**Exercise goal:** Copy the data exactly; pictures stay out of the copy.

** start of Information shown **

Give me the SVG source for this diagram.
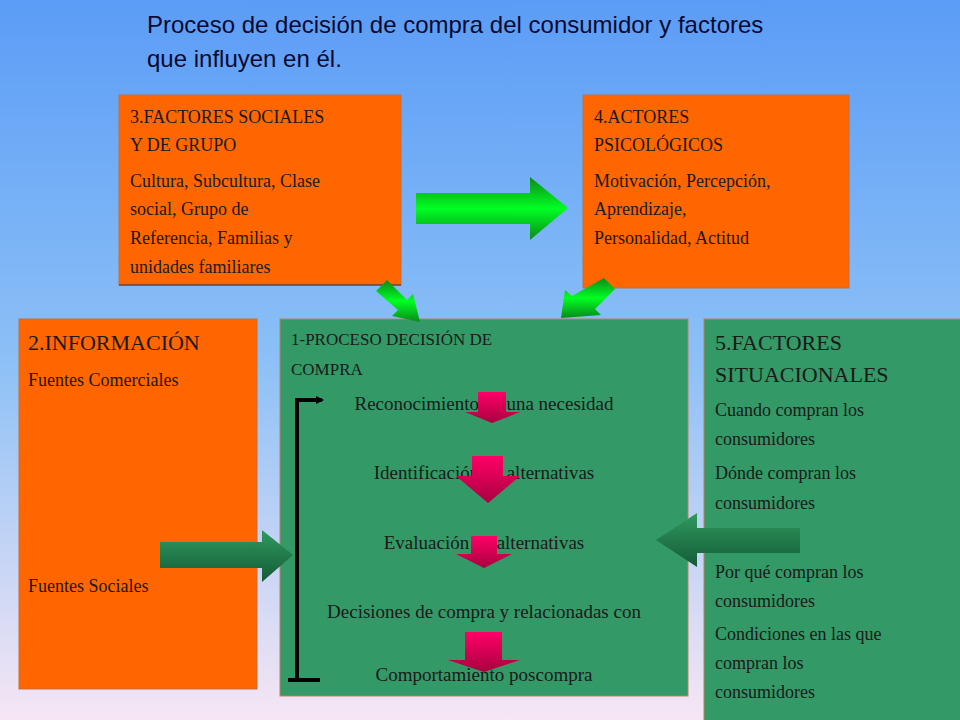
<svg xmlns="http://www.w3.org/2000/svg" width="960" height="720" viewBox="0 0 960 720">
<defs>
<linearGradient id="bg" x1="0" y1="0" x2="0" y2="1"><stop offset="0" stop-color="#5b9cf6"/><stop offset="0.5" stop-color="#8cc0f6"/><stop offset="1" stop-color="#f6e6f4"/></linearGradient>
<linearGradient id="gr" x1="0" y1="0" x2="0" y2="1"><stop offset="0" stop-color="#0a8a1a"/><stop offset="0.5" stop-color="#00ff22"/><stop offset="1" stop-color="#0a8a1a"/></linearGradient>
<linearGradient id="dg" x1="0" y1="0" x2="0" y2="1"><stop offset="0" stop-color="#2f9a5e"/><stop offset="1" stop-color="#145a38"/></linearGradient>
<linearGradient id="pk" x1="0" y1="0" x2="0" y2="1"><stop offset="0" stop-color="#ff0066"/><stop offset="1" stop-color="#a8003f"/></linearGradient>
<marker id="ah" markerWidth="8" markerHeight="8" refX="6" refY="4" orient="auto" markerUnits="userSpaceOnUse"><path d="M0,0 L8,4 L0,8 Z" fill="#000"/></marker>
<style>
.o{fill:#ff6600;stroke:#c07040;stroke-width:1}
.g{fill:#339966;stroke:#c08060;stroke-width:1}
text{font-family:"Liberation Serif",serif;fill:#1a1a1a}
.s{font-size:18px}
.b{font-size:22px}
.c{font-size:19px;text-anchor:middle}
</style>
</defs>
<rect width="960" height="720" fill="url(#bg)"/>
<g id="title"><text x="147" y="33" style="font-family:'Liberation Sans',sans-serif;font-size:24px;fill:#0a0a30">Proceso de decisión de compra del consumidor y factores</text><text x="147" y="67" style="font-family:'Liberation Sans',sans-serif;font-size:24px;fill:#0a0a30">que influyen en él.</text></g>
<g id="n3"><rect class="o" x="119" y="95" width="282" height="190"/><line x1="119" y1="285" x2="401" y2="285" stroke="#333"/>
<text class="s" x="130" y="123">3.FACTORES SOCIALES</text><text class="s" x="130" y="151">Y DE GRUPO</text><text class="s" x="130" y="187">Cultura, Subcultura, Clase</text><text class="s" x="130" y="215">social, Grupo de</text><text class="s" x="130" y="244">Referencia, Familias y</text><text class="s" x="130" y="273">unidades familiares</text></g>
<g id="n4"><rect class="o" x="583" y="95" width="266" height="193"/>
<text class="s" x="594" y="123">4.ACTORES</text><text class="s" x="594" y="151">PSICOLÓGICOS</text><text class="s" x="594" y="187">Motivación, Percepción,</text><text class="s" x="594" y="215">Aprendizaje,</text><text class="s" x="594" y="244">Personalidad, Actitud</text></g>
<g id="n2"><rect class="o" x="19" y="319" width="238" height="370"/>
<text class="b" x="28" y="350">2.INFORMACIÓN</text><text class="s" x="28" y="386">Fuentes Comerciales</text><text class="s" x="28" y="592">Fuentes Sociales</text></g>
<g id="n1"><rect class="g" x="280" y="319" width="408" height="377"/>
<text x="291" y="345" style="font-size:17px">1-PROCESO DECISIÓN DE</text><text x="291" y="375" style="font-size:17px">COMPRA</text>
<text class="c" x="484" y="410">Reconocimiento de una necesidad</text>
<text class="c" x="484" y="479">Identificación de alternativas</text>
<text class="c" x="484" y="549">Evaluación de alternativas</text>
<text class="c" x="484" y="618">Decisiones de compra y relacionadas con</text>
<text class="c" x="484" y="646">ellos</text>
<text class="c" x="484" y="681">Comportamiento poscompra</text></g>
<g id="n5"><rect class="g" x="704" y="319" width="260" height="405"/>
<text class="b" x="715" y="350">5.FACTORES</text><text class="b" x="715" y="382">SITUACIONALES</text>
<text class="s" x="715" y="416">Cuando compran los</text><text class="s" x="715" y="445">consumidores</text>
<text class="s" x="715" y="479"> Dónde compran los</text><text class="s" x="715" y="509">consumidores</text>
<text class="s" x="715" y="578">Por qué compran los</text><text class="s" x="715" y="607">consumidores</text>
<text class="s" x="715" y="640">Condiciones en las que</text><text class="s" x="715" y="669">compran los</text><text class="s" x="715" y="698">consumidores</text></g>
<g id="connectors">
<path d="M416,193 H530 V177 L568,208 L530,240 V224 H416 Z" fill="url(#gr)"/>
<path d="M376,291 L387,280 L407,300 L413,294 L420,322 L392,316 L398,310 Z" fill="url(#gr)"/>
<path d="M604,278 L615,289 L595,309 L601,315 L561,318 L565,290 L572,296 Z" fill="url(#gr)"/>
<path d="M160,542 H262 V530 L293,555 L262,582 V568 H160 Z" fill="url(#dg)"/>
<path d="M800,528 H697 V513 L656,540 L697,567 V553 H800 Z" fill="url(#dg)"/>
<path d="M478,392 H506 V412 H520 L492,423 L465,412 H478 Z" fill="url(#pk)"/>
<path d="M472,456 H503 V476 H520 L488,503 L456,476 H472 Z" fill="url(#pk)"/>
<path d="M471,536 H497 V554 H512 L484,568 L456,554 H471 Z" fill="url(#pk)"/>
<path d="M465,632 H502 V660 H520 L484,672 L448,660 H465 Z" fill="url(#pk)"/>
<path d="M288,680 H320 M297,680 V400 H322" fill="none" stroke="#000" stroke-width="4" marker-end="url(#ah)"/>
</g>
</svg>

** end of Information shown **

**Answer to the problem:**
Give me the SVG source for this diagram.
<svg xmlns="http://www.w3.org/2000/svg" width="960" height="720" viewBox="0 0 960 720">
<defs>
<linearGradient id="bg" x1="0" y1="0" x2="0" y2="1"><stop offset="0" stop-color="#5b9cf6"/><stop offset="0.5" stop-color="#8cc0f6"/><stop offset="1" stop-color="#f6e6f4"/></linearGradient>
<linearGradient id="gr" x1="0" y1="0" x2="0" y2="1"><stop offset="0" stop-color="#0a8a1a"/><stop offset="0.5" stop-color="#00ff22"/><stop offset="1" stop-color="#0a8a1a"/></linearGradient>
<linearGradient id="dg" x1="0" y1="0" x2="0" y2="1"><stop offset="0" stop-color="#2f9a5e"/><stop offset="1" stop-color="#145a38"/></linearGradient>
<linearGradient id="pk" x1="0" y1="0" x2="0" y2="1"><stop offset="0" stop-color="#ff0066"/><stop offset="1" stop-color="#a8003f"/></linearGradient>
<marker id="ah" markerWidth="8" markerHeight="8" refX="6" refY="4" orient="auto" markerUnits="userSpaceOnUse"><path d="M0,0 L8,4 L0,8 Z" fill="#000"/></marker>
<style>
.o{fill:#ff6600;stroke:#c07040;stroke-width:1}
.g{fill:#339966;stroke:#c08060;stroke-width:1}
text{font-family:"Liberation Serif",serif;fill:#1a1a1a}
.s{font-size:18px}
.b{font-size:22px}
.c{font-size:19px;text-anchor:middle}
</style>
</defs>
<rect width="960" height="720" fill="url(#bg)"/>
<g id="title"><text x="147" y="33" style="font-family:'Liberation Sans',sans-serif;font-size:24px;fill:#0a0a30">Proceso de decisión de compra del consumidor y factores</text><text x="147" y="67" style="font-family:'Liberation Sans',sans-serif;font-size:24px;fill:#0a0a30">que influyen en él.</text></g>
<g id="n3"><rect class="o" x="119" y="95" width="282" height="190"/><line x1="119" y1="285" x2="401" y2="285" stroke="#333"/>
<text class="s" x="130" y="123">3.FACTORES SOCIALES</text><text class="s" x="130" y="151">Y DE GRUPO</text><text class="s" x="130" y="187">Cultura, Subcultura, Clase</text><text class="s" x="130" y="215">social, Grupo de</text><text class="s" x="130" y="244">Referencia, Familias y</text><text class="s" x="130" y="273">unidades familiares</text></g>
<g id="n4"><rect class="o" x="583" y="95" width="266" height="193"/>
<text class="s" x="594" y="123">4.ACTORES</text><text class="s" x="594" y="151">PSICOLÓGICOS</text><text class="s" x="594" y="187">Motivación, Percepción,</text><text class="s" x="594" y="215">Aprendizaje,</text><text class="s" x="594" y="244">Personalidad, Actitud</text></g>
<g id="n2"><rect class="o" x="19" y="319" width="238" height="370"/>
<text class="b" x="28" y="350">2.INFORMACIÓN</text><text class="s" x="28" y="386">Fuentes Comerciales</text><text class="s" x="28" y="592">Fuentes Sociales</text></g>
<g id="n1"><rect class="g" x="280" y="319" width="408" height="377"/>
<text x="291" y="345" style="font-size:17px">1-PROCESO DECISIÓN DE</text><text x="291" y="375" style="font-size:17px">COMPRA</text>
<text class="c" x="484" y="410">Reconocimiento de una necesidad</text>
<text class="c" x="484" y="479">Identificación de alternativas</text>
<text class="c" x="484" y="549">Evaluación de alternativas</text>
<text class="c" x="484" y="618">Decisiones de compra y relacionadas con</text>
<text class="c" x="484" y="646">ellos</text>
<text class="c" x="484" y="681">Comportamiento poscompra</text></g>
<g id="n5"><rect class="g" x="704" y="319" width="260" height="405"/>
<text class="b" x="715" y="350">5.FACTORES</text><text class="b" x="715" y="382">SITUACIONALES</text>
<text class="s" x="715" y="416">Cuando compran los</text><text class="s" x="715" y="445">consumidores</text>
<text class="s" x="715" y="479"> Dónde compran los</text><text class="s" x="715" y="509">consumidores</text>
<text class="s" x="715" y="578">Por qué compran los</text><text class="s" x="715" y="607">consumidores</text>
<text class="s" x="715" y="640">Condiciones en las que</text><text class="s" x="715" y="669">compran los</text><text class="s" x="715" y="698">consumidores</text></g>
<g id="connectors">
<path d="M416,193 H530 V177 L568,208 L530,240 V224 H416 Z" fill="url(#gr)"/>
<path d="M376,291 L387,280 L407,300 L413,294 L420,322 L392,316 L398,310 Z" fill="url(#gr)"/>
<path d="M604,278 L615,289 L595,309 L601,315 L561,318 L565,290 L572,296 Z" fill="url(#gr)"/>
<path d="M160,542 H262 V530 L293,555 L262,582 V568 H160 Z" fill="url(#dg)"/>
<path d="M800,528 H697 V513 L656,540 L697,567 V553 H800 Z" fill="url(#dg)"/>
<path d="M478,392 H506 V412 H520 L492,423 L465,412 H478 Z" fill="url(#pk)"/>
<path d="M472,456 H503 V476 H520 L488,503 L456,476 H472 Z" fill="url(#pk)"/>
<path d="M471,536 H497 V554 H512 L484,568 L456,554 H471 Z" fill="url(#pk)"/>
<path d="M465,632 H502 V660 H520 L484,672 L448,660 H465 Z" fill="url(#pk)"/>
<path d="M288,680 H320 M297,680 V400 H322" fill="none" stroke="#000" stroke-width="4" marker-end="url(#ah)"/>
</g>
</svg>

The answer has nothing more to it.